▸ **PROBLEM REQUIREMENTS**:
Your task is to copy the listing exactly. Drop any pictures from the copy.

** Start DATA EXCERPT **

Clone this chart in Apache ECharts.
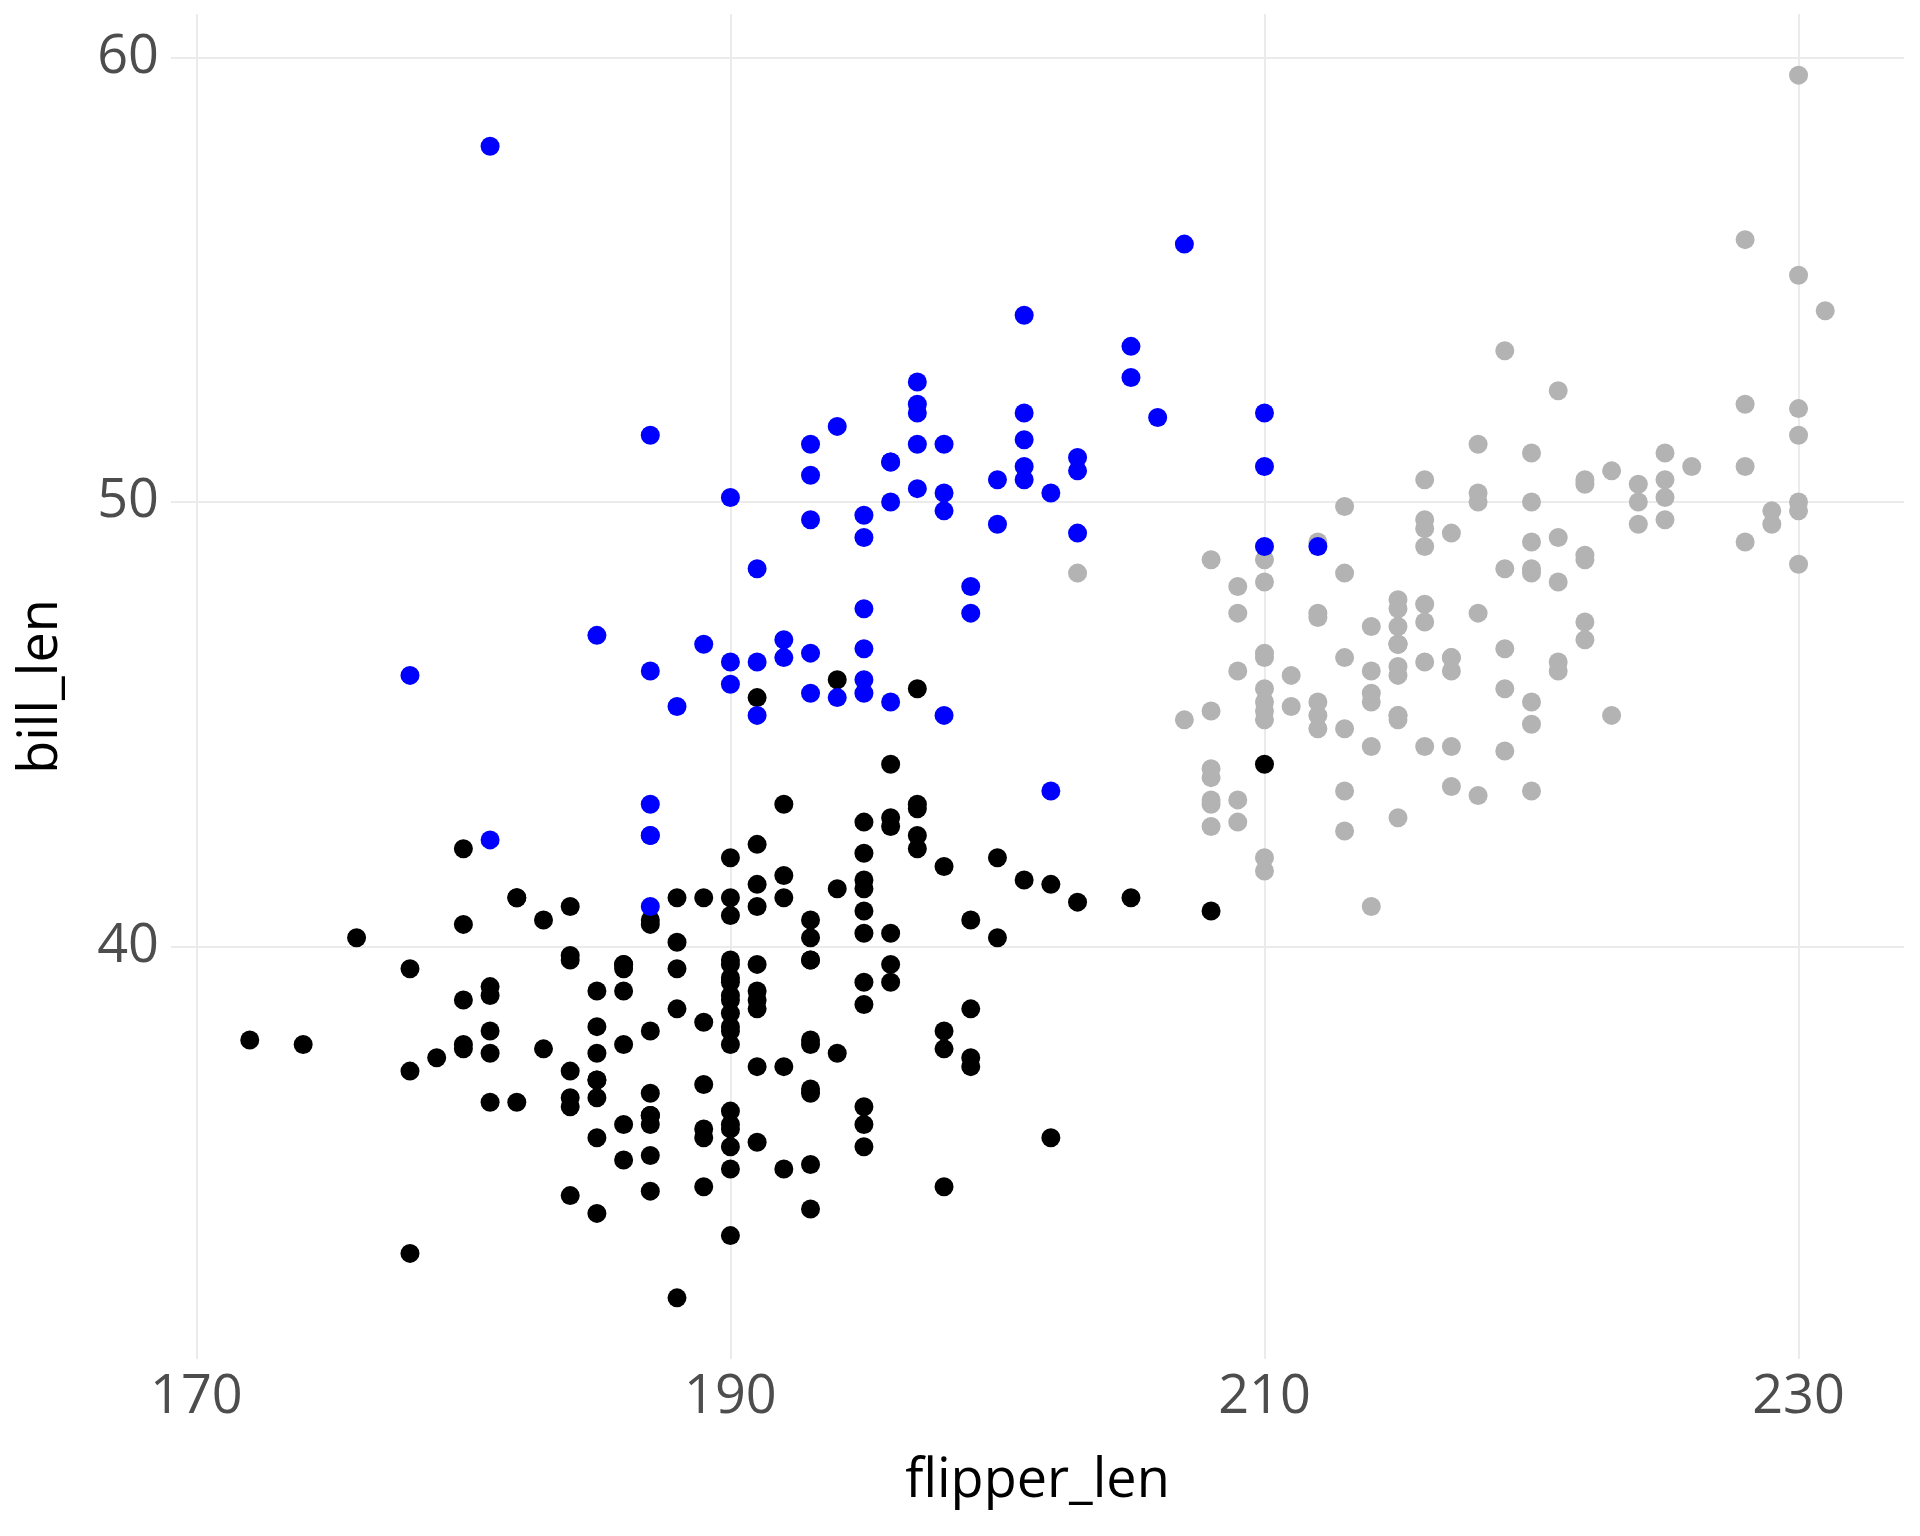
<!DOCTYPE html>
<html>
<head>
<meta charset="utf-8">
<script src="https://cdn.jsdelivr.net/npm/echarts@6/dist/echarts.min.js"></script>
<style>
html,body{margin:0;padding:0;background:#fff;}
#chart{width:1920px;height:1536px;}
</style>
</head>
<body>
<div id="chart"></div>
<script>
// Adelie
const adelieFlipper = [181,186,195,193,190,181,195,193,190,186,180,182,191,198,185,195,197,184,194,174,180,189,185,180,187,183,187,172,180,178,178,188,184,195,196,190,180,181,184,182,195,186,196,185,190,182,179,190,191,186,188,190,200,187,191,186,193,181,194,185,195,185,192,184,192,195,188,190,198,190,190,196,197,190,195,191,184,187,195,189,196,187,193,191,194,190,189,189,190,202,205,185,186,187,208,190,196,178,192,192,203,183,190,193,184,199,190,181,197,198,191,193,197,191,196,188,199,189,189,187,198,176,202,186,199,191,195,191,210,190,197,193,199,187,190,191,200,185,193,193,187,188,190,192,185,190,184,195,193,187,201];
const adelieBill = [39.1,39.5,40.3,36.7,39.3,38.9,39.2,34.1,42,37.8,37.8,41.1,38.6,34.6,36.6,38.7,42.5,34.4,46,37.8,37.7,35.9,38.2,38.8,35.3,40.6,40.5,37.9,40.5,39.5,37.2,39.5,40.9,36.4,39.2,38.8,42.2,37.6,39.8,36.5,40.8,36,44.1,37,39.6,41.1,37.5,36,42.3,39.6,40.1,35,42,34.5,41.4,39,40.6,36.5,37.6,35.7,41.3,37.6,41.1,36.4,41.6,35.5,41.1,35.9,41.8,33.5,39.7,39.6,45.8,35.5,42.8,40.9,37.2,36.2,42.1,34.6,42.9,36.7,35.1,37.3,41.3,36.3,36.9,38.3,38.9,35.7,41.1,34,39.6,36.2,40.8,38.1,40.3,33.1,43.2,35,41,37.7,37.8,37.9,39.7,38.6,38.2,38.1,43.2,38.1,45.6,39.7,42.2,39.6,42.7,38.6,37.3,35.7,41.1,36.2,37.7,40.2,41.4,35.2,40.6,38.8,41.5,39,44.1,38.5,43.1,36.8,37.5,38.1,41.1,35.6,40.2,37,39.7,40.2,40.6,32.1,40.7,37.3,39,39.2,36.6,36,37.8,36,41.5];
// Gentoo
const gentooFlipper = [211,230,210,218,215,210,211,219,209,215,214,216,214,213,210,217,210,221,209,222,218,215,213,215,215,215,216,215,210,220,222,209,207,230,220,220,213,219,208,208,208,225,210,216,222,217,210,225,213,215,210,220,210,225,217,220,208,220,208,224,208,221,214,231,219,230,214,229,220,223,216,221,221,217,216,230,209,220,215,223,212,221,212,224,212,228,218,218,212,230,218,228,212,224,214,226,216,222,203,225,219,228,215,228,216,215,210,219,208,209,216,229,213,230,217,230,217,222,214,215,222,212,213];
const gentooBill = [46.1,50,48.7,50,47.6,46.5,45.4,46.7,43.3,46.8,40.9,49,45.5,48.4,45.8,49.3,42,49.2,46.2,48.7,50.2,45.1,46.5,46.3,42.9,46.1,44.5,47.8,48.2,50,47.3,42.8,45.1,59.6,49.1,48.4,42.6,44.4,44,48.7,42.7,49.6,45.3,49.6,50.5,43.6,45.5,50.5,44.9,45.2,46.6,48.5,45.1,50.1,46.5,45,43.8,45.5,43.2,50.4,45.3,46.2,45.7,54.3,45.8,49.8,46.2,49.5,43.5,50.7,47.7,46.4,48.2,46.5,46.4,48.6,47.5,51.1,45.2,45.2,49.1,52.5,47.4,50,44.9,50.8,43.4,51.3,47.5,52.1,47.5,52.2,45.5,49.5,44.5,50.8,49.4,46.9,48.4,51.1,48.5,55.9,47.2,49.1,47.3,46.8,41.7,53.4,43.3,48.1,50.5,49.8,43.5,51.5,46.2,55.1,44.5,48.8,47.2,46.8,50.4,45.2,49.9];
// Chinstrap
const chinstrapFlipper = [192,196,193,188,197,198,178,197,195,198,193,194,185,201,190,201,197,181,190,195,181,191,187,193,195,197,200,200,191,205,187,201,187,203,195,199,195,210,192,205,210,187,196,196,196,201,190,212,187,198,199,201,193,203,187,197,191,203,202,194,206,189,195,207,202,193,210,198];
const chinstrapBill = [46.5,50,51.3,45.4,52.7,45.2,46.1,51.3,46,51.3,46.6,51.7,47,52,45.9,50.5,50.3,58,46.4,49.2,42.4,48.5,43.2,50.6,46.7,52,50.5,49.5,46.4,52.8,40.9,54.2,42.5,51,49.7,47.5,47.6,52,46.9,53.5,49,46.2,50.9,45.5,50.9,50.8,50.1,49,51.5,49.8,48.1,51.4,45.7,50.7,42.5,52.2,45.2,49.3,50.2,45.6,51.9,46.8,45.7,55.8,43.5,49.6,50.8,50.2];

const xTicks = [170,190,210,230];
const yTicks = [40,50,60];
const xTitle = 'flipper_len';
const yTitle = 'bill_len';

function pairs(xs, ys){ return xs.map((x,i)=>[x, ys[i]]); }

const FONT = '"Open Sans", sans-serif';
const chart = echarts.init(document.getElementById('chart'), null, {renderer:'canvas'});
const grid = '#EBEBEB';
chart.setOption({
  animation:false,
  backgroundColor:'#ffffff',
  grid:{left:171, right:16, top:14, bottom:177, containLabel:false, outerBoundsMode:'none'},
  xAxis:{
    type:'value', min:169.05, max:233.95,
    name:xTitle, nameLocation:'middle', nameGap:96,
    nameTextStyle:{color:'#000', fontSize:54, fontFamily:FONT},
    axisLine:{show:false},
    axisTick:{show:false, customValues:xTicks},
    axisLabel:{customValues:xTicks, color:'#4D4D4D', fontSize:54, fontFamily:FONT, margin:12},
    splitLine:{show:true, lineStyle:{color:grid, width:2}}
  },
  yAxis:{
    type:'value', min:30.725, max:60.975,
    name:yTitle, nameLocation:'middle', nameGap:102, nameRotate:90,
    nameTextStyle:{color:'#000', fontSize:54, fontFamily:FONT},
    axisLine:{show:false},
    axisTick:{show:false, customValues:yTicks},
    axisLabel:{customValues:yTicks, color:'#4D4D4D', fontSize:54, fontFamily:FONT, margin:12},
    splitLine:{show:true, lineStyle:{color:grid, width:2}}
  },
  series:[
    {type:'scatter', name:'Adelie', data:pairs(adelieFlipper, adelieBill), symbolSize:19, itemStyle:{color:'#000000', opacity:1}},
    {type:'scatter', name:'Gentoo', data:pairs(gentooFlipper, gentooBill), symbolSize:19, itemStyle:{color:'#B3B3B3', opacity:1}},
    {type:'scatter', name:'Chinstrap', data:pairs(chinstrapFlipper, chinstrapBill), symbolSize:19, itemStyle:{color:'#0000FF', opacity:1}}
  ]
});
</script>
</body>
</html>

** End DATA EXCERPT **

▸ **TASK OUTPUT**:
Clone this chart in Apache ECharts.
<!DOCTYPE html>
<html>
<head>
<meta charset="utf-8">
<script src="https://cdn.jsdelivr.net/npm/echarts@6/dist/echarts.min.js"></script>
<style>
html,body{margin:0;padding:0;background:#fff;}
#chart{width:1920px;height:1536px;}
</style>
</head>
<body>
<div id="chart"></div>
<script>
// Adelie
const adelieFlipper = [181,186,195,193,190,181,195,193,190,186,180,182,191,198,185,195,197,184,194,174,180,189,185,180,187,183,187,172,180,178,178,188,184,195,196,190,180,181,184,182,195,186,196,185,190,182,179,190,191,186,188,190,200,187,191,186,193,181,194,185,195,185,192,184,192,195,188,190,198,190,190,196,197,190,195,191,184,187,195,189,196,187,193,191,194,190,189,189,190,202,205,185,186,187,208,190,196,178,192,192,203,183,190,193,184,199,190,181,197,198,191,193,197,191,196,188,199,189,189,187,198,176,202,186,199,191,195,191,210,190,197,193,199,187,190,191,200,185,193,193,187,188,190,192,185,190,184,195,193,187,201];
const adelieBill = [39.1,39.5,40.3,36.7,39.3,38.9,39.2,34.1,42,37.8,37.8,41.1,38.6,34.6,36.6,38.7,42.5,34.4,46,37.8,37.7,35.9,38.2,38.8,35.3,40.6,40.5,37.9,40.5,39.5,37.2,39.5,40.9,36.4,39.2,38.8,42.2,37.6,39.8,36.5,40.8,36,44.1,37,39.6,41.1,37.5,36,42.3,39.6,40.1,35,42,34.5,41.4,39,40.6,36.5,37.6,35.7,41.3,37.6,41.1,36.4,41.6,35.5,41.1,35.9,41.8,33.5,39.7,39.6,45.8,35.5,42.8,40.9,37.2,36.2,42.1,34.6,42.9,36.7,35.1,37.3,41.3,36.3,36.9,38.3,38.9,35.7,41.1,34,39.6,36.2,40.8,38.1,40.3,33.1,43.2,35,41,37.7,37.8,37.9,39.7,38.6,38.2,38.1,43.2,38.1,45.6,39.7,42.2,39.6,42.7,38.6,37.3,35.7,41.1,36.2,37.7,40.2,41.4,35.2,40.6,38.8,41.5,39,44.1,38.5,43.1,36.8,37.5,38.1,41.1,35.6,40.2,37,39.7,40.2,40.6,32.1,40.7,37.3,39,39.2,36.6,36,37.8,36,41.5];
// Gentoo
const gentooFlipper = [211,230,210,218,215,210,211,219,209,215,214,216,214,213,210,217,210,221,209,222,218,215,213,215,215,215,216,215,210,220,222,209,207,230,220,220,213,219,208,208,208,225,210,216,222,217,210,225,213,215,210,220,210,225,217,220,208,220,208,224,208,221,214,231,219,230,214,229,220,223,216,221,221,217,216,230,209,220,215,223,212,221,212,224,212,228,218,218,212,230,218,228,212,224,214,226,216,222,203,225,219,228,215,228,216,215,210,219,208,209,216,229,213,230,217,230,217,222,214,215,222,212,213];
const gentooBill = [46.1,50,48.7,50,47.6,46.5,45.4,46.7,43.3,46.8,40.9,49,45.5,48.4,45.8,49.3,42,49.2,46.2,48.7,50.2,45.1,46.5,46.3,42.9,46.1,44.5,47.8,48.2,50,47.3,42.8,45.1,59.6,49.1,48.4,42.6,44.4,44,48.7,42.7,49.6,45.3,49.6,50.5,43.6,45.5,50.5,44.9,45.2,46.6,48.5,45.1,50.1,46.5,45,43.8,45.5,43.2,50.4,45.3,46.2,45.7,54.3,45.8,49.8,46.2,49.5,43.5,50.7,47.7,46.4,48.2,46.5,46.4,48.6,47.5,51.1,45.2,45.2,49.1,52.5,47.4,50,44.9,50.8,43.4,51.3,47.5,52.1,47.5,52.2,45.5,49.5,44.5,50.8,49.4,46.9,48.4,51.1,48.5,55.9,47.2,49.1,47.3,46.8,41.7,53.4,43.3,48.1,50.5,49.8,43.5,51.5,46.2,55.1,44.5,48.8,47.2,46.8,50.4,45.2,49.9];
// Chinstrap
const chinstrapFlipper = [192,196,193,188,197,198,178,197,195,198,193,194,185,201,190,201,197,181,190,195,181,191,187,193,195,197,200,200,191,205,187,201,187,203,195,199,195,210,192,205,210,187,196,196,196,201,190,212,187,198,199,201,193,203,187,197,191,203,202,194,206,189,195,207,202,193,210,198];
const chinstrapBill = [46.5,50,51.3,45.4,52.7,45.2,46.1,51.3,46,51.3,46.6,51.7,47,52,45.9,50.5,50.3,58,46.4,49.2,42.4,48.5,43.2,50.6,46.7,52,50.5,49.5,46.4,52.8,40.9,54.2,42.5,51,49.7,47.5,47.6,52,46.9,53.5,49,46.2,50.9,45.5,50.9,50.8,50.1,49,51.5,49.8,48.1,51.4,45.7,50.7,42.5,52.2,45.2,49.3,50.2,45.6,51.9,46.8,45.7,55.8,43.5,49.6,50.8,50.2];

const xTicks = [170,190,210,230];
const yTicks = [40,50,60];
const xTitle = 'flipper_len';
const yTitle = 'bill_len';

function pairs(xs, ys){ return xs.map((x,i)=>[x, ys[i]]); }

const FONT = '"Open Sans", sans-serif';
const chart = echarts.init(document.getElementById('chart'), null, {renderer:'canvas'});
const grid = '#EBEBEB';
chart.setOption({
  animation:false,
  backgroundColor:'#ffffff',
  grid:{left:171, right:16, top:14, bottom:177, containLabel:false, outerBoundsMode:'none'},
  xAxis:{
    type:'value', min:169.05, max:233.95,
    name:xTitle, nameLocation:'middle', nameGap:96,
    nameTextStyle:{color:'#000', fontSize:54, fontFamily:FONT},
    axisLine:{show:false},
    axisTick:{show:false, customValues:xTicks},
    axisLabel:{customValues:xTicks, color:'#4D4D4D', fontSize:54, fontFamily:FONT, margin:12},
    splitLine:{show:true, lineStyle:{color:grid, width:2}}
  },
  yAxis:{
    type:'value', min:30.725, max:60.975,
    name:yTitle, nameLocation:'middle', nameGap:102, nameRotate:90,
    nameTextStyle:{color:'#000', fontSize:54, fontFamily:FONT},
    axisLine:{show:false},
    axisTick:{show:false, customValues:yTicks},
    axisLabel:{customValues:yTicks, color:'#4D4D4D', fontSize:54, fontFamily:FONT, margin:12},
    splitLine:{show:true, lineStyle:{color:grid, width:2}}
  },
  series:[
    {type:'scatter', name:'Adelie', data:pairs(adelieFlipper, adelieBill), symbolSize:19, itemStyle:{color:'#000000', opacity:1}},
    {type:'scatter', name:'Gentoo', data:pairs(gentooFlipper, gentooBill), symbolSize:19, itemStyle:{color:'#B3B3B3', opacity:1}},
    {type:'scatter', name:'Chinstrap', data:pairs(chinstrapFlipper, chinstrapBill), symbolSize:19, itemStyle:{color:'#0000FF', opacity:1}}
  ]
});
</script>
</body>
</html>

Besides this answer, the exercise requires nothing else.